O que exclui a figura de um padre ou um pastor, aquele que individualmente transmiti o que Deus pensa para as pessoas. Estas diferenças causaram um grande preconceito entre os primeiros estudiosos das cosmologias africanas. Como foi o caso de Guenón, que dizia que para um fenômeno ou prática ser considerado religião deveria possuir três elementos básicos: a moral, o culto ou o dogma. E dizia que hoje somente as três grandes religiões monoteístas: o cristianismo, o judaísmo e o islamismo podiam ser taxadas como religiões de fato. A afirmação é complicada e preconceituosa com as práticas ditas religiosas dos povos “primitivos”. Pois ao criar esta complexidade para este sentimento humano tão presente desde tempos imemoriais, muitos “religares” são relegados a um segundo plano. Para não dizer que seria algo muito anti-científico aplicar métodos tão esquemáticos.

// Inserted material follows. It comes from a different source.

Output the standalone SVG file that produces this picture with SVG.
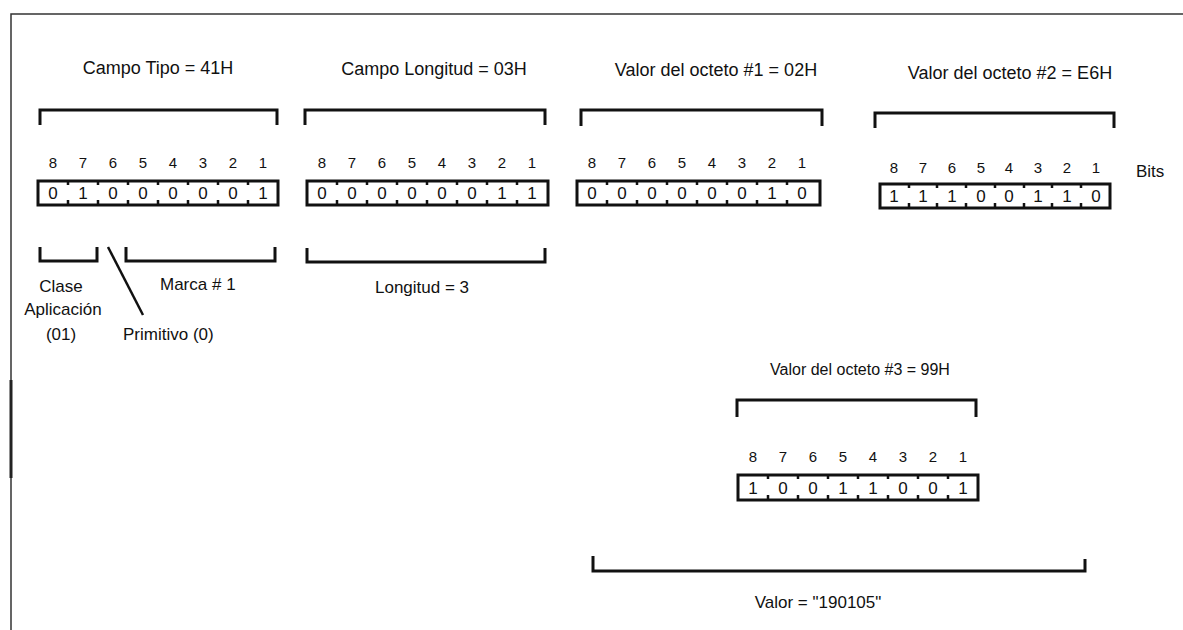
<svg xmlns="http://www.w3.org/2000/svg" width="1183" height="630" viewBox="0 0 1183 630">
  <style>
    text { font-family: "Liberation Sans", Arial, sans-serif; fill: #111; }
    .title { font-size: 18px; text-anchor: middle; }
    .title-sm { font-size: 16px; text-anchor: middle; }
    .label { font-size: 17px; }
    .bitno { font-size: 15px; text-anchor: middle; }
    .digit { font-size: 17px; text-anchor: middle; }
    .bracket { fill: none; stroke: #111; stroke-width: 3; stroke-linejoin: miter; }
    .box { fill: #fff; stroke: #111; stroke-width: 3; }
    .tick { stroke: #111; stroke-width: 2.5; }
    .frame { fill: none; stroke: #333; stroke-width: 1.5; }
  </style>

  <!-- page frame -->
  <path class="frame" d="M11,630 V14 H1183"/>
  <line x1="11" y1="380" x2="11" y2="478" stroke="#222" stroke-width="3"/>

  <!-- Octet 1: type field -->
  <g id="campo-tipo">
    <text class="title" x="158" y="74">Campo Tipo = 41H</text>
    <path class="bracket" d="M40,125 V110 H277 V125"/>
    <g class="bitno">
      <text x="53" y="168">8</text><text x="83" y="168">7</text><text x="113" y="168">6</text><text x="143" y="168">5</text>
      <text x="173" y="168">4</text><text x="203" y="168">3</text><text x="233" y="168">2</text><text x="263" y="168">1</text>
    </g>
    <rect class="box" x="38" y="181" width="240" height="24"/>
    <path class="tick" d="M68,181 v4 M98,181 v4 M128,181 v4 M158,181 v4 M188,181 v4 M218,181 v4 M248,181 v4 M68,205 v-5 M98,205 v-5 M128,205 v-5 M158,205 v-5 M188,205 v-5 M218,205 v-5 M248,205 v-5"/>
    <g class="digit">
      <text x="53" y="199">0</text><text x="83" y="199">1</text><text x="113" y="199">0</text><text x="143" y="199">0</text>
      <text x="173" y="199">0</text><text x="203" y="199">0</text><text x="233" y="199">0</text><text x="263" y="199">1</text>
    </g>
  </g>

  <!-- sub-fields of the type octet -->
  <g id="clase">
    <path class="bracket" d="M40,247 V261 H97 V247"/>
    <text class="label" x="61" y="292" text-anchor="middle">Clase</text>
    <text class="label" x="63" y="315" text-anchor="middle">Aplicación</text>
    <text class="label" x="61" y="340" text-anchor="middle">(01)</text>
  </g>
  <g id="marca">
    <path class="bracket" d="M126,247 V261 H275 V247"/>
    <text class="label" x="160" y="290">Marca # 1</text>
  </g>
  <g id="primitivo">
    <line x1="108" y1="247" x2="143" y2="315" stroke="#111" stroke-width="2.5"/>
    <text class="label" x="123" y="340">Primitivo (0)</text>
  </g>

  <!-- Octet 2: length field -->
  <g id="campo-longitud">
    <text class="title" x="434" y="75">Campo Longitud  = 03H</text>
    <path class="bracket" d="M305,125 V110 H545 V125"/>
    <g class="bitno">
      <text x="322" y="168">8</text><text x="352" y="168">7</text><text x="382" y="168">6</text><text x="412" y="168">5</text>
      <text x="442" y="168">4</text><text x="472" y="168">3</text><text x="502" y="168">2</text><text x="532" y="168">1</text>
    </g>
    <rect class="box" x="307" y="181" width="241" height="24"/>
    <path class="tick" d="M337,181 v4 M367,181 v4 M397,181 v4 M427,181 v4 M457,181 v4 M487,181 v4 M517,181 v4 M337,205 v-5 M367,205 v-5 M397,205 v-5 M427,205 v-5 M457,205 v-5 M487,205 v-5 M517,205 v-5"/>
    <g class="digit">
      <text x="322" y="199">0</text><text x="352" y="199">0</text><text x="382" y="199">0</text><text x="412" y="199">0</text>
      <text x="442" y="199">0</text><text x="472" y="199">0</text><text x="502" y="199">1</text><text x="532" y="199">1</text>
    </g>
  </g>
  <g id="longitud">
    <path class="bracket" d="M307,248 V262 H545 V248"/>
    <text class="label" x="375" y="293">Longitud = 3</text>
  </g>

  <!-- Octet 3: value #1 -->
  <g id="octeto-1">
    <text class="title" x="716" y="76">Valor del octeto #1  = 02H</text>
    <path class="bracket" d="M581,126 V110 H822 V126"/>
    <g class="bitno">
      <text x="592" y="168">8</text><text x="622" y="168">7</text><text x="652" y="168">6</text><text x="682" y="168">5</text>
      <text x="712" y="168">4</text><text x="742" y="168">3</text><text x="772" y="168">2</text><text x="802" y="168">1</text>
    </g>
    <rect class="box" x="577" y="181" width="243" height="24"/>
    <path class="tick" d="M607,181 v4 M637,181 v4 M667,181 v4 M697,181 v4 M727,181 v4 M757,181 v4 M787,181 v4 M607,205 v-5 M637,205 v-5 M667,205 v-5 M697,205 v-5 M727,205 v-5 M757,205 v-5 M787,205 v-5"/>
    <g class="digit">
      <text x="592" y="199">0</text><text x="622" y="199">0</text><text x="652" y="199">0</text><text x="682" y="199">0</text>
      <text x="712" y="199">0</text><text x="742" y="199">0</text><text x="772" y="199">1</text><text x="802" y="199">0</text>
    </g>
  </g>

  <!-- Octet 4: value #2 -->
  <g id="octeto-2">
    <text class="title" x="1010" y="79">Valor del octeto #2  = E6H</text>
    <path class="bracket" d="M875,128 V113 H1114 V128"/>
    <g class="bitno">
      <text x="894" y="173">8</text><text x="923" y="173">7</text><text x="952" y="173">6</text><text x="981" y="173">5</text>
      <text x="1009" y="173">4</text><text x="1038" y="173">3</text><text x="1067" y="173">2</text><text x="1096" y="173">1</text>
    </g>
    <text class="label" x="1136" y="177">Bits</text>
    <rect class="box" x="880" y="184" width="230" height="24"/>
    <path class="tick" d="M909,184 v4 M937,184 v4 M966,184 v4 M995,184 v4 M1024,184 v4 M1052,184 v4 M1081,184 v4 M909,208 v-5 M937,208 v-5 M966,208 v-5 M995,208 v-5 M1024,208 v-5 M1052,208 v-5 M1081,208 v-5"/>
    <g class="digit">
      <text x="894" y="202">1</text><text x="923" y="202">1</text><text x="952" y="202">1</text><text x="981" y="202">0</text>
      <text x="1009" y="202">0</text><text x="1038" y="202">1</text><text x="1067" y="202">1</text><text x="1096" y="202">0</text>
    </g>
  </g>

  <!-- Octet 5: value #3 -->
  <g id="octeto-3">
    <text class="title-sm" x="860" y="375">Valor del octeto #3  = 99H</text>
    <path class="bracket" d="M737,417 V400 H976 V417"/>
    <g class="bitno">
      <text x="753" y="462">8</text><text x="783" y="462">7</text><text x="813" y="462">6</text><text x="843" y="462">5</text>
      <text x="873" y="462">4</text><text x="903" y="462">3</text><text x="933" y="462">2</text><text x="963" y="462">1</text>
    </g>
    <rect class="box" x="738" y="475" width="240" height="25"/>
    <path class="tick" d="M768,475 v4 M798,475 v4 M828,475 v4 M858,475 v4 M888,475 v4 M918,475 v4 M948,475 v4 M768,500 v-5 M798,500 v-5 M828,500 v-5 M858,500 v-5 M888,500 v-5 M918,500 v-5 M948,500 v-5"/>
    <g class="digit">
      <text x="753" y="494">1</text><text x="783" y="494">0</text><text x="813" y="494">0</text><text x="843" y="494">1</text>
      <text x="873" y="494">1</text><text x="903" y="494">0</text><text x="933" y="494">0</text><text x="963" y="494">1</text>
    </g>
  </g>

  <!-- overall value span -->
  <g id="valor">
    <path class="bracket" d="M593,556 V571 H1085 V559"/>
    <text class="label" x="818" y="608" text-anchor="middle">Valor = "190105"</text>
  </g>
</svg>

Estes tipos de redução somente contribuíram para o preconceito de que existe uma uniformidade cultural do “africano”. Onde tudo pode ser colocado debaixo do mesmo saco. Ledo engando, as civilizações do continente possuem uma diversidade cultural e religiosa tão grande como qualquer outro. Busco nas palavras de Benjamim Ray um complemento para o que foi colocado.

A equivocada suposição acerca da uniformidade cultural africana foi originada com o comércio de escravos e com os poderes coloniais, que imaginavam a vasta área da África sub-saariana como um único país ocupado pelas mesmas pessoas. A percepção de uniformidade cultural juntou-se a noção sociopolítica de raça, desenvolvida durante o séc. XIX, ignorando as identidades linguísticas, culturais e étnicas que as sociedades africanas tinham desenvolvido por milhares de anos e que continuam a definir suas vidas culturais até os dias de hoje.
(Ray, 2000: 9)

Anderson Ribeiro Oliva finaliza seu texto dizendo que pelo fato de não existir nos moldes ocidentais a distinção entre o profano e o sagrado. Desta maneira as cosmologias africanas não podem ser vistas como um todo uniforme, “mas sim inseridas num grande contexto de diversidades de relações com o sagrado, crenças e práticas físicas e metafísicas. Não somente entre os grupos étnicos- linguísticos, sociedades e regiões, mas dentro destas próprias”.

Amarrando todas as ideias debatidas acima, vemos que os primeiros contatos comerciais entre os europeus e africanos foram marcados pela necessidade e urgência dos primeiros se adequarem e não o contrário como podemos ser levados a pensar. Acentuo o papel dos portugueses (já que os textos se focam nos contatos que este país fez) neste processo, que para conseguir a supremacia do tráfico negreiro, atividade comercial super-rentável na época, se adaptaram com grande eficácia aos costumes dos locais africanos que os proporcionaram grandes dividendos. Claro que deve ser deixado claro que houve um grande etnocentrismo nesta troca cultural, sempre os lusos se vendo como superiores. Porém não deve ser negado que a pequena nação europeia foi bem longe na submissão às regras locais. Para maior conhecimento desta maleabilidade lusa me dirijo para o capítulo I do livro “Casa Grande e Senzala”, Características gerais da colonização portuguesa do Brasil:

“A singular predisposição do português para a colonização híbrida
e escravocrata dos trópicos, explica-a em grande parte o seu passado
étnico, ou antes, cultural, de povo indefinido entre a Europa e a África.
Nem intransigentemente de uma nem de outra, mas das duas. A
influência africana fervendo sob a europeia e dando um acre requeime
à vida sexual, à alimentação, à religião; o sangue mouro ou negro
correndo por uma grande população brancarana quando não predominando
em regiões ainda hoje de gente escura; o ar da África, um ar
quente, oleoso, amolecendo nas instituições e nas formas de cultura
as durezas germânicas; corrompendo a rigidez moral e doutrinária da
Igreja medieval; tirando os ossos ao cristianismo, ao feudalismo, à
arquitetura gótica, à disciplina canônica, ao direito visigótico, ao latim,
ao próprio caráter do povo. A Europa reinando mas sem governar;
governando antes a África.”
(Freyre, 1933; 33)

Claro que guardadas as devidas críticas que a obra de Gilberto Freyre tem recebido ultimamente, este é um perfil interessante das razões deles serem mais liberais que outros povos europeus.